Ester Gilbert, MD1; Michelle Medintz, MD2; Carl Freeman2; 1Dwight D. Eisenhower Army Medical Center; 2Saint Louis University Hospital

Objectives: Recidivism is the idea that a prior injury pattern causes worse outcomes on a subsequent injury.  Our objective is to present a rare case of recidivism resulting in the largest reported blunt thoracic esophageal injury resulting in the patient’s survival and an associated blood transfusion reaction.

Methods: We analyzed the diagnostic assessment and management of a large thoracic esophageal injury and transfusion reaction in a single patient who sustained significant blunt polytrauma, with significant past medical history of penetrating chest trauma requiring extensive chest surgery, abdominal surgery, and massive blood transfusion. We reviewed and discussed the literature regarding blunt esophageal trauma to highlight the extraordinary nature of this case in the context of recidivism. 

Results: The patient—a mid-twenty-year-old African American male who survived a remote gunshot wound to the chest requiring clamshell thoracotomy, laparotomy, and massive blood transfusions—presented as a pedestrian struck by a motor vehicle.  The patient sustained significantly more complex polytrauma secondary to recidivism; the patient had developed adhesions following his previous thoracic trauma likely leading to tethering and considerable tearing of the esophagus when he was later struck by a vehicle. This is evidenced by the known rarity of blunt esophageal injury (incidence of approximately 0.001%) and that it is likely to occur in patients who are older, female, and white (Beal et al.). Further, most blunt esophageal injuries occur in the cervical esophagus, whereas our patient’s injury occurred in the thoracic esophagus (Nygaard et al.).  Recidivism is further illustrated by the patient’s transfusion reaction as the patient received uncrossmatched O-(Rh)positive blood during both his initial and presenting traumatic injuries. 

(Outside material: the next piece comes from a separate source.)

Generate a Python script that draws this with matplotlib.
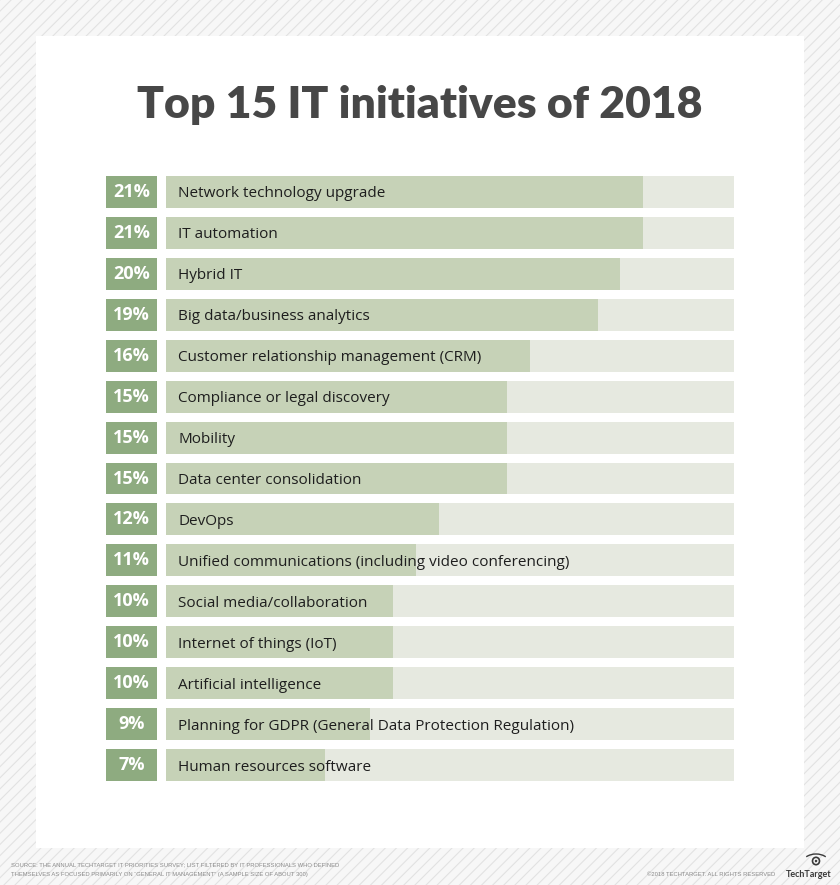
import matplotlib
matplotlib.use("Agg")
import matplotlib.pyplot as plt
from matplotlib.patches import Rectangle, Circle, Arc

labels = [
    "Network technology upgrade",
    "IT automation",
    "Hybrid IT",
    "Big data/business analytics",
    "Customer relationship management (CRM)",
    "Compliance or legal discovery",
    "Mobility",
    "Data center consolidation",
    "DevOps",
    "Unified communications (including video conferencing)",
    "Social media/collaboration",
    "Internet of things (IoT)",
    "Artificial intelligence",
    "Planning for GDPR (General Data Protection Regulation)",
    "Human resources software",
]
values = [21, 21, 20, 19, 16, 15, 15, 15, 12, 11, 10, 10, 10, 9, 7]
scale_max = 25

box_color = "#8eab80"
bar_color = "#c6d2b7"
track_color = "#e6e9e0"
title_color = "#474747"

W, H = 840, 885
fig = plt.figure(figsize=(W / 100, H / 100), dpi=100)

# hatched backdrop + white panel
plt.rcParams["hatch.linewidth"] = 0.8
fig.patches.append(Rectangle((0, 0), 1, 1, transform=fig.transFigure,
                             facecolor="#f7f7f7", edgecolor="#e2e2e2",
                             hatch="///", linewidth=0, zorder=-2))
fig.patches.append(Rectangle((36 / W, 1 - 848 / H), 768 / W, 812 / H,
                             transform=fig.transFigure, facecolor="white",
                             edgecolor="none", zorder=-1))

fig.text(420 / W, 1 - 118 / H, "Top 15 IT initiatives of 2018",
         ha="center", va="baseline", fontsize=32, fontweight="heavy",
         color=title_color, family=["Lato", "DejaVu Sans"])

n = len(values)
rows = list(range(n))
bh = 0.78
ybot = 1 - 781 / H
yh = 605 / H

ax_box = fig.add_axes([106 / W, ybot, 51 / W, yh])
ax = fig.add_axes([166 / W, ybot, 568 / W, yh])

for a in (ax_box, ax):
    a.set_ylim(n - 1 + 0.39, -0.39)
    a.axis("off")

ax_box.set_xlim(0, 1)
ax_box.barh(rows, [1] * n, height=bh, color=box_color)
for i, v in enumerate(values):
    ax_box.text(0.5, i, f"{v}%", ha="center", va="center", color="white",
                fontsize=13, fontweight="bold", family="Open Sans")

ax.set_xlim(0, scale_max)
ax.barh(rows, [scale_max] * n, height=bh, color=track_color)
ax.barh(rows, values, height=bh, color=bar_color)
for i, lab in enumerate(labels):
    ax.annotate(lab, (0, i), xytext=(12, -2), textcoords="offset pixels",
                ha="left", va="center", fontsize=11, color="#1e1e1e",
                family="Open Sans")

foot = dict(fontsize=4.25, color="#8a8a8a", family=["Liberation Sans", "DejaVu Sans"])
fig.text(11 / W, 1 - 866 / H,
         "SOURCE: THE ANNUAL TECHTARGET IT PRIORITIES SURVEY; LIST FILTERED BY IT PROFESSIONALS WHO DEFINED",
         ha="left", va="baseline", **foot)
fig.text(11 / W, 1 - 876 / H,
         "THEMSELVES AS FOCUSED PRIMARILY ON \u201cGENERAL IT MANAGEMENT\u201d (A SAMPLE SIZE OF ABOUT 300)",
         ha="left", va="baseline", **foot)
fig.text(775 / W, 1 - 876 / H, "\u00a92018 TECHTARGET. ALL RIGHTS RESERVED",
         ha="right", va="baseline", **foot)

# logo
fig.text(809 / W, 1 - 877 / H, "TechTarget", ha="center", va="baseline",
         fontsize=6.5, fontweight="bold", color="#3a3a3a",
         family=["Lato", "DejaVu Sans"])
fig.patches.append(Circle((816 / W, 1 - 861 / H), 3.5 / W, transform=fig.transFigure,
                          facecolor="none", edgecolor="#3a3a3a", linewidth=1.2))
fig.patches.append(Circle((816 / W, 1 - 861 / H), 1.2 / W, transform=fig.transFigure,
                          facecolor="#3a3a3a", edgecolor="none"))
fig.patches.append(Arc((816 / W, 1 - 864 / H), 28 / W, 20 / H, theta1=35, theta2=145,
                       transform=fig.transFigure, edgecolor="#3a3a3a", linewidth=1.0))

fig.savefig("out.png", dpi=100)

Conclusion: This idea of recidivism causing a subsequently worse outcome because of the prior injury patterns themselves has not been extensively studied. This case discusses an unusual and extensive esophageal perforation and a blood transfusion reaction that was complicated because of the patient’s previous traumatic injuries.  This case not only contributes to the small number of cases resulting in survival from blunt thoracic esophageal trauma, but it also highlights a specific scenario where adhesive disease from previous penetrating trauma and prior blood transfusion contributed to the injury’s complexity and severity. This study and associated literature review presents an opportunity for additional research into recidivism, which can positivity influence community outreach and injury prevention.